The brilliance of this statement comes from the fact that firing teachers-let alone fire-fighters, closing libraries, etc.,-implies that we have no money. In contrast, invading a nation on what was basically a whim and spending well over $100 million, just on missiles, on the first single day of operations, implies that we do.
As Senate Foreign Relations ranking member Richard Lugar, said on CBS’s Face the Nation, “It’s a strange time in which almost all of our congressional days are spent talking about budget deficits [as] outrageous problems. yet at the same time, all of this passes.”
Strange indeed. Just how many teachers could be hired for the cost of one cruise missile? How many students’ college tuitions could be paid for, not to mention head start programs for younger kids? How many public employees could be paid to carry out needed services for the cost of this new war?

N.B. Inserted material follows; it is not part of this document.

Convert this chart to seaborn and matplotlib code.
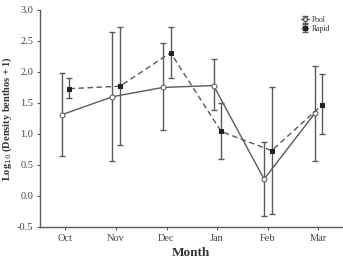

Besides our own internal lack of rationality, this tragic contradiction brings up another crucial point. At a time when we just invaded another country to help bring those people Democracy and Freedom-fondly reminiscent of our noble missions in both Iraq and Afghanistan-it is worth asking the question: what on earth makes us a credible force to help out other countries, when things seem to be going downhill back at home? Are we really the model we want to be spreading? I only ask because based on our situation today, one would come to the reasonable conclusion that Democracy implies a system in which: workers are not allowed to collectively bargain; freedom of speech does not count if you are speaking of dissent like Bradley Manning or Malalai Joya; and the logical method of balancing the budget is in a way that affects everyone with gross inequity, rather than taxing the corporations that are currently getting away with paying a whopping nothing on their yearly mega-profits. At least that whole “liberating women” thing is still credible, because it’s not like women’s rights are under attack here at home.
The question is, will this all lead to a tipping point?
So far we have begun to see the boiling over of outrage against the way things are in Madison, with similar protests against budget-slashing and anti-union measures across states including Ohio, Michigan, and New York. Similarly, what has erupted as massive student protests all across Europe are beginning to pick up here at home, with high school and university students demonstrating from California to Michigan, Wisconsin, Connecticut, and Rhode Island, among others. Granted, the student movement is still small in the U.S., but it is building and people are organizing. The latter is crucial for anything to come of what currently stands as widespread and intensifying frustration.
On this tragic anniversary of King’s death, let’s proclaim it intolerable that our country’s priorities are still so out of touch with reality for the masses, as they were when King made his famous Beyond Vietnam address. Speaking in New York City, a year to the day before he died, King said, “A true revolution of values will soon cause us to question the fairness and justice of many of our past and present policies. True compassion is more than flinging a coin to a beggar. It comes to see that an edifice which produces beggars needs restructuring.”
When Tomahawk missiles and fighter jets for imperial interests take budgetary preeminence over the educational and occupational well-being of citizens at home, this need for restructuring is clearer than ever.